## EXERCISE PROMPT
Restate the whole of the material. Keep every word, and drop the pictures.
"""
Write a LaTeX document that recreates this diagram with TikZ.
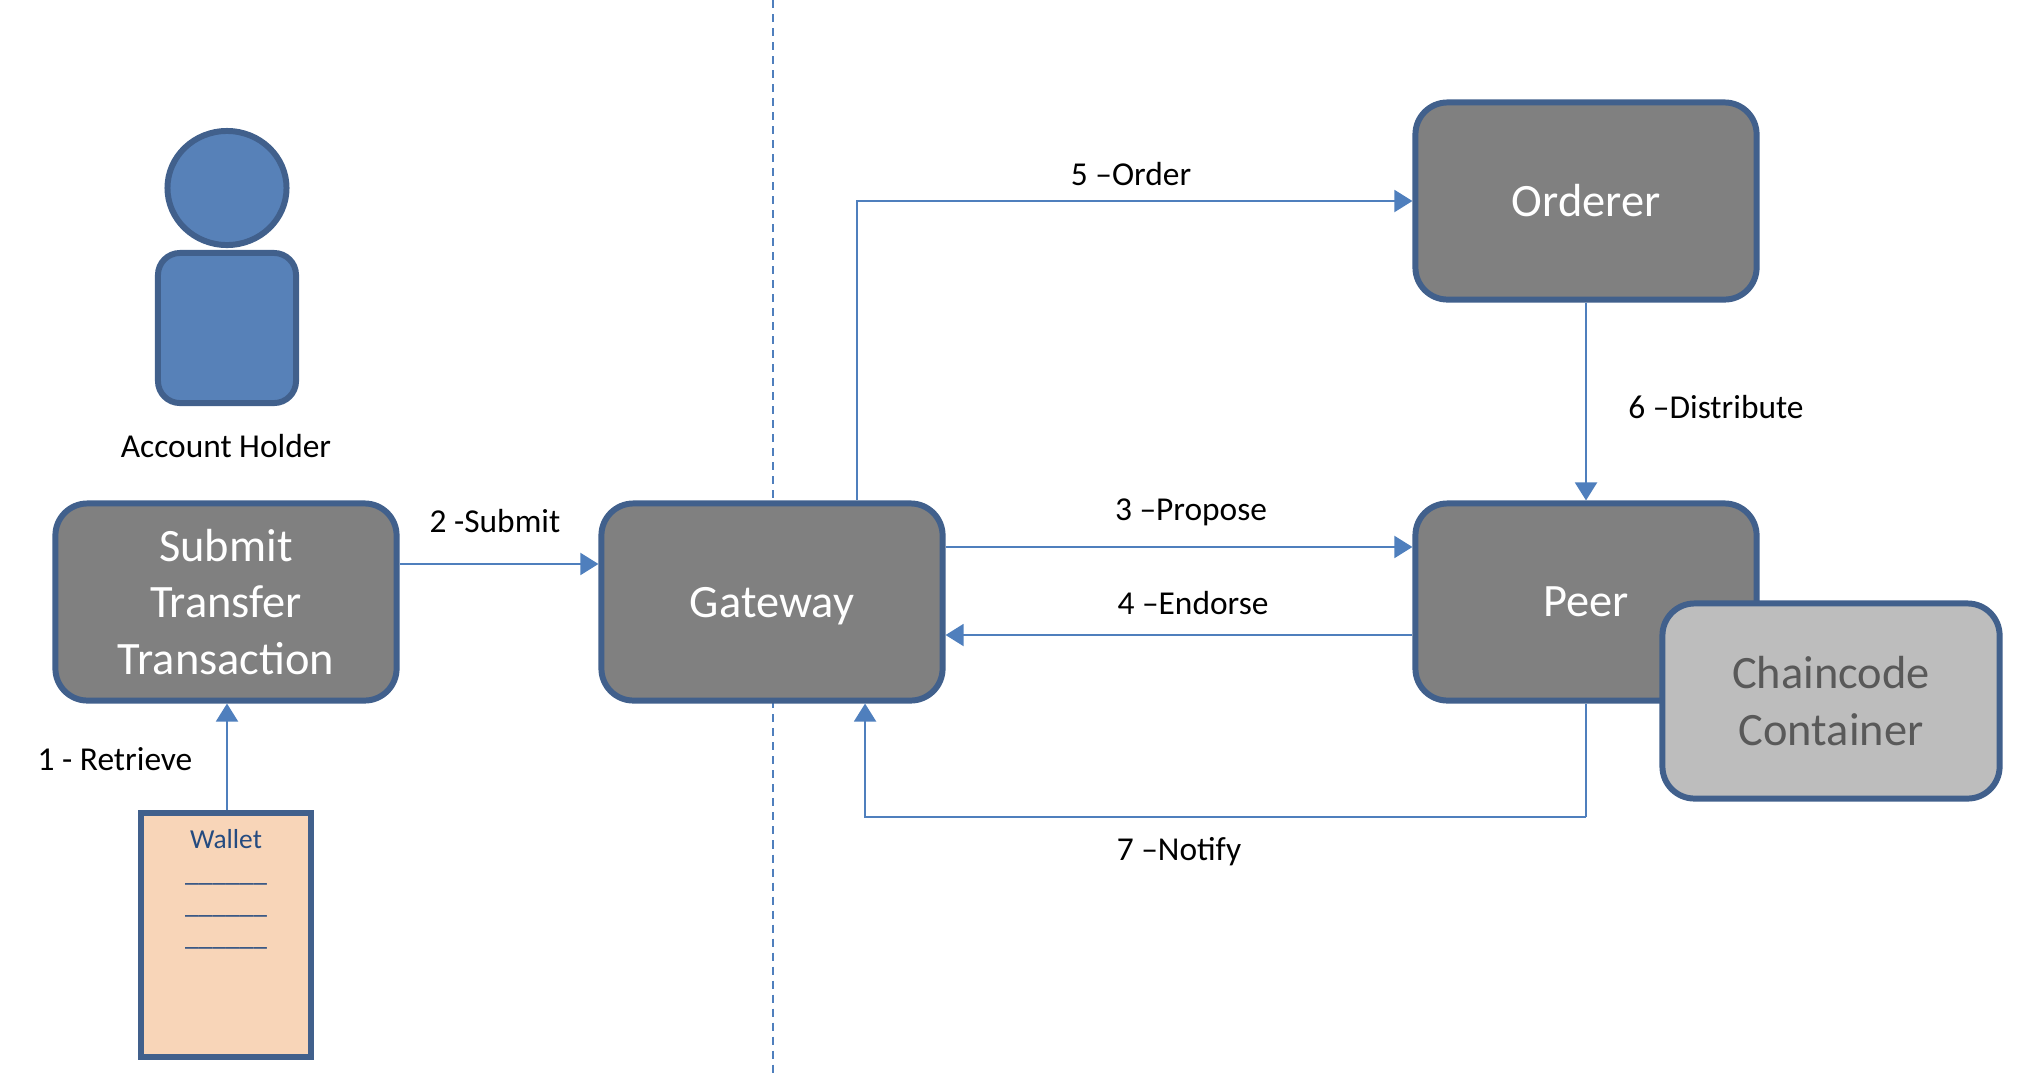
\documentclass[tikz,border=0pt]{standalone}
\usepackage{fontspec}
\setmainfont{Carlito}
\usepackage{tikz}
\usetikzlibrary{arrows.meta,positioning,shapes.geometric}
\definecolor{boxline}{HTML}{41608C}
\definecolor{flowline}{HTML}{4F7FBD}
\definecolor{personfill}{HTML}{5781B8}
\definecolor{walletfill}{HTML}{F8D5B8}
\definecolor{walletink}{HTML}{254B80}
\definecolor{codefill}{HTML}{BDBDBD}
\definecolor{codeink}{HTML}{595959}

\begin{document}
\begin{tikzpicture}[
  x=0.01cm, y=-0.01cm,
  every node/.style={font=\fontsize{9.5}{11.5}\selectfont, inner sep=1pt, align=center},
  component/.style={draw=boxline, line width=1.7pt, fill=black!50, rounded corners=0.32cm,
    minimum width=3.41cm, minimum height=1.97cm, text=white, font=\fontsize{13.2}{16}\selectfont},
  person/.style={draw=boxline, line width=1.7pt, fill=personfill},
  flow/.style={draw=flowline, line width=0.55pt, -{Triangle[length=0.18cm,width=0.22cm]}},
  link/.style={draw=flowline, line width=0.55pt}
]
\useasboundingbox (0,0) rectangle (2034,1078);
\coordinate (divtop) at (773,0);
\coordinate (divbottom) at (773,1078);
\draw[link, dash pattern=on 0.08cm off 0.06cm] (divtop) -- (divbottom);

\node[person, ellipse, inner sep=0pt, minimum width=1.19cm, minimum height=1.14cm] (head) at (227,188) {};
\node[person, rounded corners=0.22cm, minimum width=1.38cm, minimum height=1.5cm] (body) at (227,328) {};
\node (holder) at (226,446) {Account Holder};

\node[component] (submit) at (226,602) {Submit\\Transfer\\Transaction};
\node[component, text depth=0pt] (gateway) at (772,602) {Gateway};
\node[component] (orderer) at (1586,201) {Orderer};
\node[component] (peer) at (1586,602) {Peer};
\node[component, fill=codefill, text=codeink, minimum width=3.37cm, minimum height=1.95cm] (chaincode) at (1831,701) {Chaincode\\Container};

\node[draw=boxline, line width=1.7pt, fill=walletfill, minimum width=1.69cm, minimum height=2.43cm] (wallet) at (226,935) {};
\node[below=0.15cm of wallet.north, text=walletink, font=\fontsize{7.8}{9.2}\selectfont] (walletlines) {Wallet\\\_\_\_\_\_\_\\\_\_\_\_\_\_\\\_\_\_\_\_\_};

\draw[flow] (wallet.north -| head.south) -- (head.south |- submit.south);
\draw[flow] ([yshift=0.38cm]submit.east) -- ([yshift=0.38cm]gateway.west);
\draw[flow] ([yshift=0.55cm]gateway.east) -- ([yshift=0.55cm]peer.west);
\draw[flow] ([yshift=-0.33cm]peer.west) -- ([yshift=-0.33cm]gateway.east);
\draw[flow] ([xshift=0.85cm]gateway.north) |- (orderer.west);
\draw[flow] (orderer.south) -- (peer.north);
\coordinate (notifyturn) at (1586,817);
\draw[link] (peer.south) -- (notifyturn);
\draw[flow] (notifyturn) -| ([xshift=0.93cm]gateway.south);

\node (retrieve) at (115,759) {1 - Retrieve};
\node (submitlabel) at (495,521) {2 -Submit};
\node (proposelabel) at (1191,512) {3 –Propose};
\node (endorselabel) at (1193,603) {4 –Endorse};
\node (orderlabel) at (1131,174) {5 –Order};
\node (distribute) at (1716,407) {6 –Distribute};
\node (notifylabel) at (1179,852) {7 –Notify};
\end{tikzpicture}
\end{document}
"""
## ANSWER FOR THIS EXERCISE
Write a LaTeX document that recreates this diagram with TikZ.
\documentclass[tikz,border=0pt]{standalone}
\usepackage{fontspec}
\setmainfont{Carlito}
\usepackage{tikz}
\usetikzlibrary{arrows.meta,positioning,shapes.geometric}
\definecolor{boxline}{HTML}{41608C}
\definecolor{flowline}{HTML}{4F7FBD}
\definecolor{personfill}{HTML}{5781B8}
\definecolor{walletfill}{HTML}{F8D5B8}
\definecolor{walletink}{HTML}{254B80}
\definecolor{codefill}{HTML}{BDBDBD}
\definecolor{codeink}{HTML}{595959}

\begin{document}
\begin{tikzpicture}[
  x=0.01cm, y=-0.01cm,
  every node/.style={font=\fontsize{9.5}{11.5}\selectfont, inner sep=1pt, align=center},
  component/.style={draw=boxline, line width=1.7pt, fill=black!50, rounded corners=0.32cm,
    minimum width=3.41cm, minimum height=1.97cm, text=white, font=\fontsize{13.2}{16}\selectfont},
  person/.style={draw=boxline, line width=1.7pt, fill=personfill},
  flow/.style={draw=flowline, line width=0.55pt, -{Triangle[length=0.18cm,width=0.22cm]}},
  link/.style={draw=flowline, line width=0.55pt}
]
\useasboundingbox (0,0) rectangle (2034,1078);
\coordinate (divtop) at (773,0);
\coordinate (divbottom) at (773,1078);
\draw[link, dash pattern=on 0.08cm off 0.06cm] (divtop) -- (divbottom);

\node[person, ellipse, inner sep=0pt, minimum width=1.19cm, minimum height=1.14cm] (head) at (227,188) {};
\node[person, rounded corners=0.22cm, minimum width=1.38cm, minimum height=1.5cm] (body) at (227,328) {};
\node (holder) at (226,446) {Account Holder};

\node[component] (submit) at (226,602) {Submit\\Transfer\\Transaction};
\node[component, text depth=0pt] (gateway) at (772,602) {Gateway};
\node[component] (orderer) at (1586,201) {Orderer};
\node[component] (peer) at (1586,602) {Peer};
\node[component, fill=codefill, text=codeink, minimum width=3.37cm, minimum height=1.95cm] (chaincode) at (1831,701) {Chaincode\\Container};

\node[draw=boxline, line width=1.7pt, fill=walletfill, minimum width=1.69cm, minimum height=2.43cm] (wallet) at (226,935) {};
\node[below=0.15cm of wallet.north, text=walletink, font=\fontsize{7.8}{9.2}\selectfont] (walletlines) {Wallet\\\_\_\_\_\_\_\\\_\_\_\_\_\_\\\_\_\_\_\_\_};

\draw[flow] (wallet.north -| head.south) -- (head.south |- submit.south);
\draw[flow] ([yshift=0.38cm]submit.east) -- ([yshift=0.38cm]gateway.west);
\draw[flow] ([yshift=0.55cm]gateway.east) -- ([yshift=0.55cm]peer.west);
\draw[flow] ([yshift=-0.33cm]peer.west) -- ([yshift=-0.33cm]gateway.east);
\draw[flow] ([xshift=0.85cm]gateway.north) |- (orderer.west);
\draw[flow] (orderer.south) -- (peer.north);
\coordinate (notifyturn) at (1586,817);
\draw[link] (peer.south) -- (notifyturn);
\draw[flow] (notifyturn) -| ([xshift=0.93cm]gateway.south);

\node (retrieve) at (115,759) {1 - Retrieve};
\node (submitlabel) at (495,521) {2 -Submit};
\node (proposelabel) at (1191,512) {3 –Propose};
\node (endorselabel) at (1193,603) {4 –Endorse};
\node (orderlabel) at (1131,174) {5 –Order};
\node (distribute) at (1716,407) {6 –Distribute};
\node (notifylabel) at (1179,852) {7 –Notify};
\end{tikzpicture}
\end{document}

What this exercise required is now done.